The ad, which is meant to celebrate the athlete regaining his No. 1 golf ranking this week and which has been shared more than 2,700 times on Facebook, has gotten mixed reactions from consumers. (Woods was involved in a highly publicized case of marital infidelity in 2009.)
But marketing experts said that regardless of the controversy, the extra attention only benefits Nike.
“[The ad is] a little brash, but it’s a very Nike-ish thing to do,” said Bob Dorfman, executive creative director for San Francisco-based firm Baker Street Advertising. “Tiger built their brand in golf, and they’re very happy to trumpet that he’s back.”
Dorfman added that he expects minimal fallout as a result of the ad, even though it may be deemed offensive to some women.
“I’m sure there are a number of women who are upset by it, but it’s not really the women buying Nike golf equipment,” Dorfman said. “It may have been a little different if they were selling fast food or cars, or something unrelated to what Tiger does on the golf course.”
Howard Bragman, vice chairman of Reputation.com and founder of Fifteen Minutes agency, doesn’t see any negative impacts on the sports brand, either.

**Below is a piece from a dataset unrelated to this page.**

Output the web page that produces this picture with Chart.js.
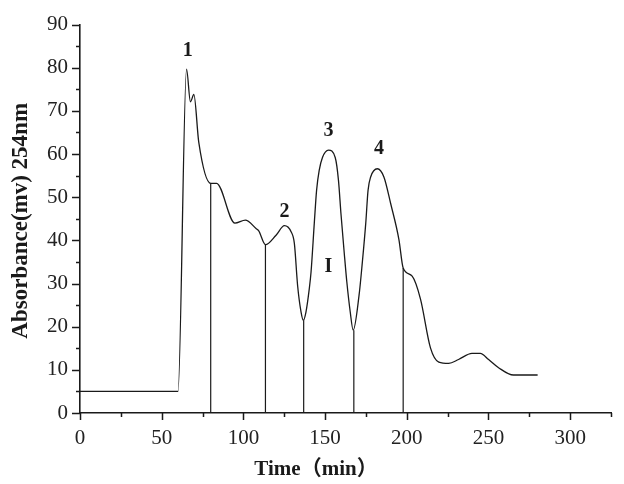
<!DOCTYPE html>
<html>
<head>
<meta charset="utf-8">
<script src="https://cdn.jsdelivr.net/npm/chart.js@4"></script>
<style>
  body { margin: 0; background: #fff; }
  #chromatogram { display: block; }
</style>
</head>
<body>
<canvas id="chromatogram" width="624" height="484"></canvas>
<script>
// elution profile (time in min, absorbance in mv)
const timeMin = [0, 60, 65.2, 67.6, 69.7, 72.7, 80, 83.6, 94.8, 101.2, 107.9, 109.4, 113.5,
  120, 125.1, 129.2, 131.2, 133.2, 135.3, 136.7, 138.3, 140.3, 141.4, 143.4, 144.8, 146.4,
  148.4, 152.1, 156.2, 158.2, 159.7, 161.7, 163.3, 165.4, 167.2, 170.8, 172.8, 174.9, 176.3,
  177.9, 182, 186, 190.1, 195.2, 197.8, 203.3, 208.4, 214.5, 219.6, 225.7, 231.7, 239.9,
  245, 250.1, 256.2, 265.3, 280.1];
const absorbance = [5, 5, 79.7, 72.1, 73.8, 62.7, 53.2, 53.2, 44, 44.7, 42.7, 42.2, 39,
  41.2, 43.4, 42, 39.3, 29.5, 23.4, 21.5, 23.4, 28.7, 32.6, 44, 51.6, 56.2,
  59.2, 60.9, 59.2, 53.9, 46.3, 37.2, 30.4, 23.4, 19.2, 27.3, 34.9, 44, 51.6,
  54.7, 56.6, 54.7, 48.6, 40.2, 33.6, 31.7, 26.4, 15.1, 11.8, 11.5, 12.4, 13.8,
  13.8, 12.4, 10.5, 8.8, 8.8];

// fraction cut lines
const cutTimes = [80, 113.5, 136.9, 167.6, 197.8];
const cutHeights = [53.2, 39, 21.5, 19.2, 33.6];

// peak labels
const peakNames = ['1', '2', '3', '4', 'I'];
const peakNameX = [66, 125.1, 152.1, 183, 152.1];
const peakNameY = [83.9, 46.7, 65.3, 61.1, 33.8];

const xTicks = { min: 0, max: 325, step: 25, labelEvery: 50 };
const yTicks = { min: 0, max: 90, step: 5, labelEvery: 10 };

const ink = '#1a1a1a';
const serif = "'Liberation Serif', 'Times New Roman', serif";

const profilePoints = timeMin.map((t, i) => ({ x: t, y: absorbance[i] }));

const datasets = [{
  data: profilePoints,
  borderColor: ink,
  borderWidth: 1.3,
  pointRadius: 0,
  showLine: true,
  cubicInterpolationMode: 'monotone'
}];
cutTimes.forEach((t, i) => {
  datasets.push({
    data: [{ x: t, y: 0 }, { x: t, y: cutHeights[i] }],
    borderColor: ink,
    borderWidth: 1.2,
    pointRadius: 0,
    showLine: true
  });
});

// minor/major ticks, axis titles and peak numbers
const decorations = {
  id: 'decorations',
  afterDraw(chart) {
    const ctx = chart.ctx;
    const xs = chart.scales.x;
    const ys = chart.scales.y;
    const area = chart.chartArea;
    ctx.save();
    ctx.strokeStyle = ink;
    ctx.lineWidth = 1.5;
    ctx.beginPath();
    for (let v = yTicks.min; v <= yTicks.max; v += yTicks.step) {
      const len = v % yTicks.labelEvery === 0 ? 8 : 4;
      const py = Math.round(ys.getPixelForValue(v)) + 0.5;
      ctx.moveTo(area.left - len, py);
      ctx.lineTo(area.left, py);
    }
    for (let v = xTicks.min; v <= xTicks.max; v += xTicks.step) {
      const len = v % xTicks.labelEvery === 0 ? 7 : 4;
      const px = Math.round(xs.getPixelForValue(v)) + 0.5;
      ctx.moveTo(px, area.bottom);
      ctx.lineTo(px, area.bottom + len);
    }
    ctx.stroke();

    ctx.fillStyle = ink;
    ctx.textAlign = 'center';
    ctx.textBaseline = 'middle';
    ctx.font = 'bold 20px ' + serif;
    peakNames.forEach((name, i) => {
      ctx.fillText(name, xs.getPixelForValue(peakNameX[i]), ys.getPixelForValue(peakNameY[i]));
    });

    ctx.font = "bold 21px " + serif + ", 'Noto Sans CJK SC'";
    ctx.textBaseline = 'alphabetic';
    ctx.fillText('Time（min）', 316, 475);

    ctx.translate(27, (area.top + area.bottom) / 2 + 2);
    ctx.rotate(-Math.PI / 2);
    ctx.font = 'bold 23px ' + serif;
    ctx.fillText('Absorbance(mv) 254nm', 0, 0);
    ctx.restore();
  }
};

new Chart(document.getElementById('chromatogram'), {
  type: 'scatter',
  data: { datasets },
  options: {
    responsive: false,
    animation: false,
    devicePixelRatio: 1,
    layout: { padding: { top: 18, right: 11, left: 0, bottom: 0 } },
    plugins: { legend: { display: false }, tooltip: { enabled: false } },
    scales: {
      x: {
        type: 'linear',
        min: xTicks.min,
        max: xTicks.max,
        grid: { display: false, drawTicks: false },
        border: { display: true, color: ink, width: 1.6 },
        ticks: {
          stepSize: xTicks.step,
          autoSkip: false,
          maxRotation: 0,
          padding: 13,
          color: '#222',
          font: { family: serif, size: 21 },
          callback: v => (v % xTicks.labelEvery === 0 ? v : '')
        },
        afterFit: s => { s.height = 71; }
      },
      y: {
        min: yTicks.min,
        max: yTicks.max,
        grid: { display: false, drawTicks: false },
        border: { display: true, color: ink, width: 1.6 },
        ticks: {
          stepSize: yTicks.step,
          autoSkip: false,
          padding: 12,
          color: '#222',
          font: { family: serif, size: 21 },
          callback: v => (v % yTicks.labelEvery === 0 ? v : '')
        },
        afterFit: s => { s.width = 80; }
      }
    }
  },
  plugins: [decorations]
});
</script>
</body>
</html>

“There’s a certain amount of truth to [the message],” he said. “Tiger wasn’t winning tournaments, which is all that anyone really cared about. It’s not like he’s Lance Armstrong and cheated the sport.”
Bragman added that he foresees Woods slowly regaining the endorsement opportunities he had before his scandal.
And Nike certainly has boosted its visibility with him. Prior to Monday’s controversial post, Woods was featured in a TV spot with fellow Nike golfer Rory McIlroy and in a Nike skateboarding video with pro Eric Koston.
On Thursday, the athletic brand will release Wood’s signature golf shoe through a limited, online-only release.